GIVEN EXERCISE:
Please transcribe the data below exactly. Leave the pictures out.

INFORMATION SUPPLIED:
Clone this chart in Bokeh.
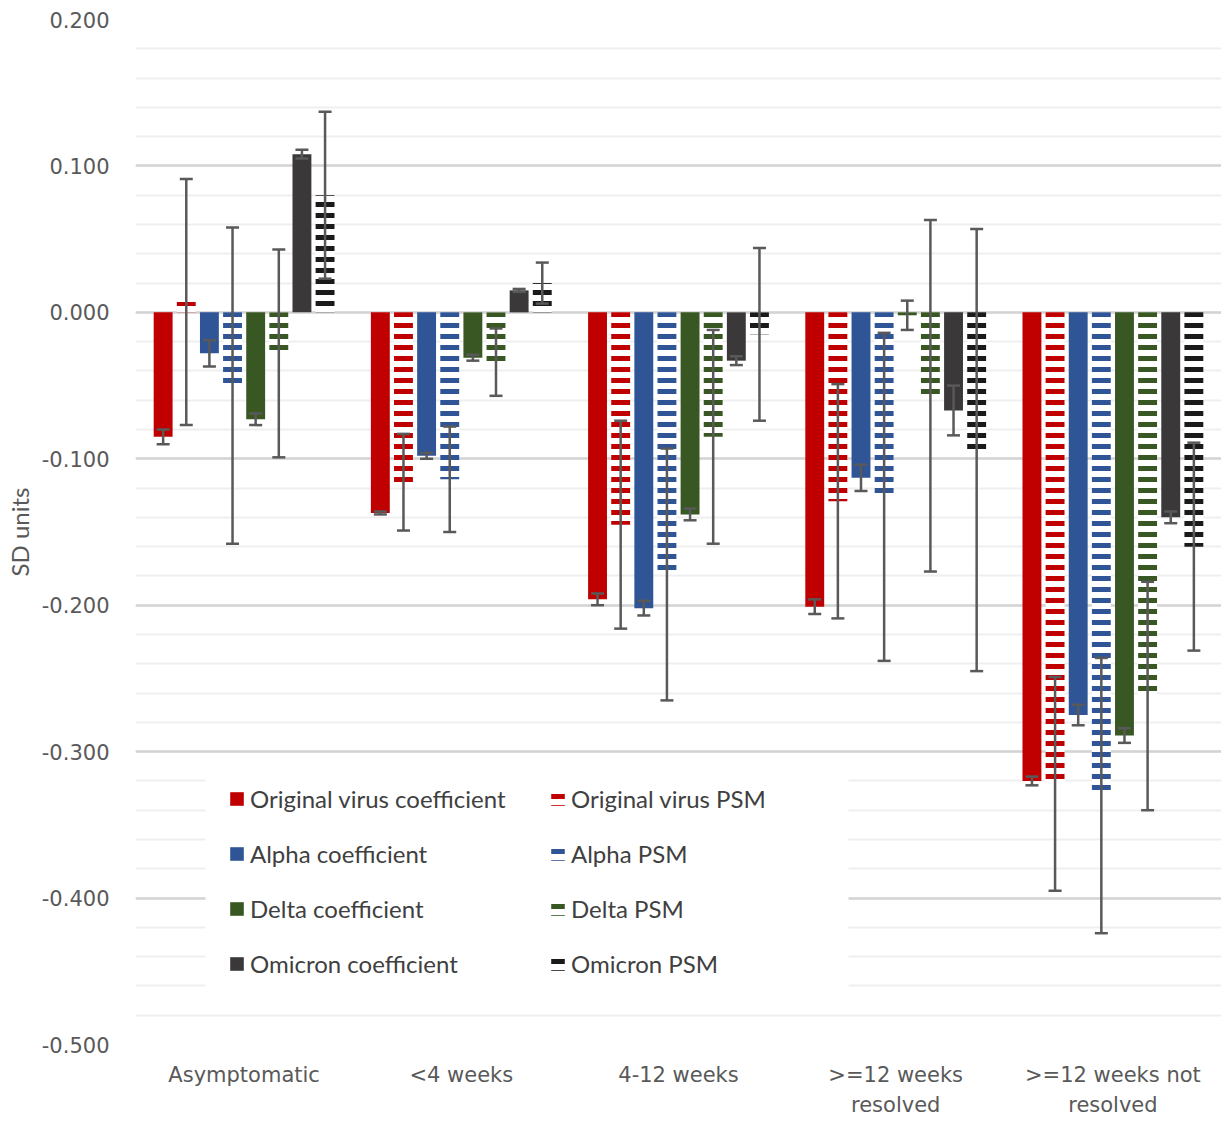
import numpy as np
from bokeh.plotting import figure
from bokeh.models import (Range1d, FixedTicker, PrintfTickFormatter, Whisker, TeeHead,
                          ColumnDataSource, Legend, LegendItem, BoxAnnotation)
from bokeh.embed import file_html
from bokeh.resources import INLINE

categories = ["Asymptomatic", "<4 weeks", "4-12 weeks", ">=12 weeks\nresolved", ">=12 weeks not\nresolved"]

orig_coef = [-0.085, -0.137, -0.196, -0.201, -0.320]
orig_coef_err = [0.005, 0.001, 0.004, 0.005, 0.003]
orig_psm = [0.007, -0.116, -0.145, -0.129, -0.322]
orig_psm_err = [0.084, 0.033, 0.071, 0.080, 0.073]
alpha_coef = [-0.028, -0.098, -0.202, -0.113, -0.275]
alpha_coef_err = [0.009, 0.002, 0.005, 0.009, 0.007]
alpha_psm = [-0.050, -0.114, -0.179, -0.126, -0.330]
alpha_psm_err = [0.108, 0.036, 0.086, 0.112, 0.094]
delta_coef = [-0.073, -0.031, -0.138, -0.002, -0.289]
delta_coef_err = [0.004, 0.002, 0.004, 0.010, 0.005]
delta_psm = [-0.028, -0.034, -0.085, -0.057, -0.262]
delta_psm_err = [0.071, 0.023, 0.073, 0.120, 0.078]
omicron_coef = [0.108, 0.015, -0.033, -0.067, -0.140]
omicron_coef_err = [0.003, 0.001, 0.003, 0.017, 0.004]
omicron_psm = [0.080, 0.020, -0.015, -0.094, -0.160]
omicron_psm_err = [0.057, 0.014, 0.059, 0.151, 0.071]

y_ticks = [-0.5, -0.4, -0.3, -0.2, -0.1, 0.0, 0.1, 0.2]

series = [
    ("Original virus coefficient", orig_coef, orig_coef_err, "#C00000", False),
    ("Original virus PSM", orig_psm, orig_psm_err, "#C00000", True),
    ("Alpha coefficient", alpha_coef, alpha_coef_err, "#2F5597", False),
    ("Alpha PSM", alpha_psm, alpha_psm_err, "#2F5597", True),
    ("Delta coefficient", delta_coef, delta_coef_err, "#385723", False),
    ("Delta PSM", delta_psm, delta_psm_err, "#385723", True),
    ("Omicron coefficient", omicron_coef, omicron_coef_err, "#3A3838", False),
    ("Omicron PSM", omicron_psm, omicron_psm_err, "#1A1A1A", True),
]

p = figure(width=1221, height=1122, output_backend="svg", toolbar_location=None,
           x_range=Range1d(0, 5), y_range=Range1d(-0.5, 0.2),
           min_border_left=135, min_border_right=0, min_border_top=19, min_border_bottom=78)
p.outline_line_color = None
p.background_fill_color = "white"

# white panel behind the legend (hides grid lines like the original)
p.add_layout(BoxAnnotation(left=205, right=848, top=765, bottom=993,
                           left_units="canvas", right_units="canvas",
                           top_units="canvas", bottom_units="canvas",
                           fill_color="white", fill_alpha=1.0, line_color=None))

group_x = np.arange(len(categories)) + 0.5
slot = 0.1065
bar_w = 0.087

renderers = []
for i, (name, vals, errs, color, psm) in enumerate(series):
    vals = np.array(vals)
    errs = np.array(errs)
    x = group_x + (i - 3.5) * slot
    src = ColumnDataSource(dict(x=x, top=vals, lo=vals - errs, hi=vals + errs))
    if psm:
        r = p.vbar(x="x", top="top", bottom=0, width=bar_w, source=src,
                   fill_color="white", line_color=None,
                   hatch_pattern="horizontal_line", hatch_color=color,
                   hatch_scale=11, hatch_weight=5)
    else:
        r = p.vbar(x="x", top="top", bottom=0, width=bar_w, source=src,
                   fill_color=color, line_color=None)
    renderers.append(r)
    wh = Whisker(base="x", upper="hi", lower="lo", source=src, dimension="height",
                 line_color="#595959", line_width=2.5, level="overlay",
                 upper_head=TeeHead(size=13, line_color="#595959", line_width=2.5),
                 lower_head=TeeHead(size=13, line_color="#595959", line_width=2.5))
    p.add_layout(wh)

# axes
p.yaxis.ticker = FixedTicker(ticks=y_ticks,
                             minor_ticks=[round(-0.5 + 0.02 * k, 2) for k in range(36)])
p.yaxis.formatter = PrintfTickFormatter(format="%.3f")
p.yaxis.axis_line_color = None
p.yaxis.major_tick_line_color = None
p.yaxis.minor_tick_line_color = None
p.yaxis.major_label_standoff = 20
p.yaxis.major_label_text_font = "DejaVu Sans"
p.yaxis.major_label_text_font_size = "21px"
p.yaxis.major_label_text_color = "#595959"
p.yaxis.axis_label = "SD units"
p.yaxis.axis_label_text_font = "Lato"
p.yaxis.axis_label_text_font_style = "normal"
p.yaxis.axis_label_text_font_size = "24px"
p.yaxis.axis_label_text_color = "#595959"
p.yaxis.axis_label_standoff = 5

p.xaxis.ticker = FixedTicker(ticks=list(group_x))
p.xaxis.major_label_overrides = {float(gx): c for gx, c in zip(group_x, categories)}
p.xaxis.axis_line_color = None
p.xaxis.major_tick_line_color = None
p.xaxis.minor_tick_line_color = None
p.xaxis.major_label_standoff = 12
p.xaxis.major_label_text_font = "DejaVu Sans"
p.xaxis.major_label_text_font_size = "21px"
p.xaxis.major_label_text_color = "#595959"
p.xaxis.major_label_text_line_height = 1.26

p.xgrid.grid_line_color = None
p.ygrid.grid_line_color = "#D4D4D4"
p.ygrid.grid_line_width = 2.5
p.ygrid.minor_grid_line_color = "#EFEFEF"
p.ygrid.minor_grid_line_width = 2

common = dict(padding=0, spacing=26, glyph_width=17, glyph_height=17, label_standoff=5,
              label_height=26, label_text_font="Lato", label_text_font_size="24px",
              label_text_color="#404040", background_fill_color="white",
              background_fill_alpha=1.0, border_line_color=None, margin=0)
leg1 = Legend(items=[LegendItem(label=series[k][0], renderers=[renderers[k]]) for k in (0, 2, 4, 6)],
              location=(93, 66), **common)
leg2 = Legend(items=[LegendItem(label=series[k][0], renderers=[renderers[k]]) for k in (1, 3, 5, 7)],
              location=(414, 66), **common)
p.add_layout(leg1, "center")
p.add_layout(leg2, "center")

open("out.html", "w").write(file_html(p, INLINE))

RESPONSE:
Clone this chart in Bokeh.
import numpy as np
from bokeh.plotting import figure
from bokeh.models import (Range1d, FixedTicker, PrintfTickFormatter, Whisker, TeeHead,
                          ColumnDataSource, Legend, LegendItem, BoxAnnotation)
from bokeh.embed import file_html
from bokeh.resources import INLINE

categories = ["Asymptomatic", "<4 weeks", "4-12 weeks", ">=12 weeks\nresolved", ">=12 weeks not\nresolved"]

orig_coef = [-0.085, -0.137, -0.196, -0.201, -0.320]
orig_coef_err = [0.005, 0.001, 0.004, 0.005, 0.003]
orig_psm = [0.007, -0.116, -0.145, -0.129, -0.322]
orig_psm_err = [0.084, 0.033, 0.071, 0.080, 0.073]
alpha_coef = [-0.028, -0.098, -0.202, -0.113, -0.275]
alpha_coef_err = [0.009, 0.002, 0.005, 0.009, 0.007]
alpha_psm = [-0.050, -0.114, -0.179, -0.126, -0.330]
alpha_psm_err = [0.108, 0.036, 0.086, 0.112, 0.094]
delta_coef = [-0.073, -0.031, -0.138, -0.002, -0.289]
delta_coef_err = [0.004, 0.002, 0.004, 0.010, 0.005]
delta_psm = [-0.028, -0.034, -0.085, -0.057, -0.262]
delta_psm_err = [0.071, 0.023, 0.073, 0.120, 0.078]
omicron_coef = [0.108, 0.015, -0.033, -0.067, -0.140]
omicron_coef_err = [0.003, 0.001, 0.003, 0.017, 0.004]
omicron_psm = [0.080, 0.020, -0.015, -0.094, -0.160]
omicron_psm_err = [0.057, 0.014, 0.059, 0.151, 0.071]

y_ticks = [-0.5, -0.4, -0.3, -0.2, -0.1, 0.0, 0.1, 0.2]

series = [
    ("Original virus coefficient", orig_coef, orig_coef_err, "#C00000", False),
    ("Original virus PSM", orig_psm, orig_psm_err, "#C00000", True),
    ("Alpha coefficient", alpha_coef, alpha_coef_err, "#2F5597", False),
    ("Alpha PSM", alpha_psm, alpha_psm_err, "#2F5597", True),
    ("Delta coefficient", delta_coef, delta_coef_err, "#385723", False),
    ("Delta PSM", delta_psm, delta_psm_err, "#385723", True),
    ("Omicron coefficient", omicron_coef, omicron_coef_err, "#3A3838", False),
    ("Omicron PSM", omicron_psm, omicron_psm_err, "#1A1A1A", True),
]

p = figure(width=1221, height=1122, output_backend="svg", toolbar_location=None,
           x_range=Range1d(0, 5), y_range=Range1d(-0.5, 0.2),
           min_border_left=135, min_border_right=0, min_border_top=19, min_border_bottom=78)
p.outline_line_color = None
p.background_fill_color = "white"

# white panel behind the legend (hides grid lines like the original)
p.add_layout(BoxAnnotation(left=205, right=848, top=765, bottom=993,
                           left_units="canvas", right_units="canvas",
                           top_units="canvas", bottom_units="canvas",
                           fill_color="white", fill_alpha=1.0, line_color=None))

group_x = np.arange(len(categories)) + 0.5
slot = 0.1065
bar_w = 0.087

renderers = []
for i, (name, vals, errs, color, psm) in enumerate(series):
    vals = np.array(vals)
    errs = np.array(errs)
    x = group_x + (i - 3.5) * slot
    src = ColumnDataSource(dict(x=x, top=vals, lo=vals - errs, hi=vals + errs))
    if psm:
        r = p.vbar(x="x", top="top", bottom=0, width=bar_w, source=src,
                   fill_color="white", line_color=None,
                   hatch_pattern="horizontal_line", hatch_color=color,
                   hatch_scale=11, hatch_weight=5)
    else:
        r = p.vbar(x="x", top="top", bottom=0, width=bar_w, source=src,
                   fill_color=color, line_color=None)
    renderers.append(r)
    wh = Whisker(base="x", upper="hi", lower="lo", source=src, dimension="height",
                 line_color="#595959", line_width=2.5, level="overlay",
                 upper_head=TeeHead(size=13, line_color="#595959", line_width=2.5),
                 lower_head=TeeHead(size=13, line_color="#595959", line_width=2.5))
    p.add_layout(wh)

# axes
p.yaxis.ticker = FixedTicker(ticks=y_ticks,
                             minor_ticks=[round(-0.5 + 0.02 * k, 2) for k in range(36)])
p.yaxis.formatter = PrintfTickFormatter(format="%.3f")
p.yaxis.axis_line_color = None
p.yaxis.major_tick_line_color = None
p.yaxis.minor_tick_line_color = None
p.yaxis.major_label_standoff = 20
p.yaxis.major_label_text_font = "DejaVu Sans"
p.yaxis.major_label_text_font_size = "21px"
p.yaxis.major_label_text_color = "#595959"
p.yaxis.axis_label = "SD units"
p.yaxis.axis_label_text_font = "Lato"
p.yaxis.axis_label_text_font_style = "normal"
p.yaxis.axis_label_text_font_size = "24px"
p.yaxis.axis_label_text_color = "#595959"
p.yaxis.axis_label_standoff = 5

p.xaxis.ticker = FixedTicker(ticks=list(group_x))
p.xaxis.major_label_overrides = {float(gx): c for gx, c in zip(group_x, categories)}
p.xaxis.axis_line_color = None
p.xaxis.major_tick_line_color = None
p.xaxis.minor_tick_line_color = None
p.xaxis.major_label_standoff = 12
p.xaxis.major_label_text_font = "DejaVu Sans"
p.xaxis.major_label_text_font_size = "21px"
p.xaxis.major_label_text_color = "#595959"
p.xaxis.major_label_text_line_height = 1.26

p.xgrid.grid_line_color = None
p.ygrid.grid_line_color = "#D4D4D4"
p.ygrid.grid_line_width = 2.5
p.ygrid.minor_grid_line_color = "#EFEFEF"
p.ygrid.minor_grid_line_width = 2

common = dict(padding=0, spacing=26, glyph_width=17, glyph_height=17, label_standoff=5,
              label_height=26, label_text_font="Lato", label_text_font_size="24px",
              label_text_color="#404040", background_fill_color="white",
              background_fill_alpha=1.0, border_line_color=None, margin=0)
leg1 = Legend(items=[LegendItem(label=series[k][0], renderers=[renderers[k]]) for k in (0, 2, 4, 6)],
              location=(93, 66), **common)
leg2 = Legend(items=[LegendItem(label=series[k][0], renderers=[renderers[k]]) for k in (1, 3, 5, 7)],
              location=(414, 66), **common)
p.add_layout(leg1, "center")
p.add_layout(leg2, "center")

open("out.html", "w").write(file_html(p, INLINE))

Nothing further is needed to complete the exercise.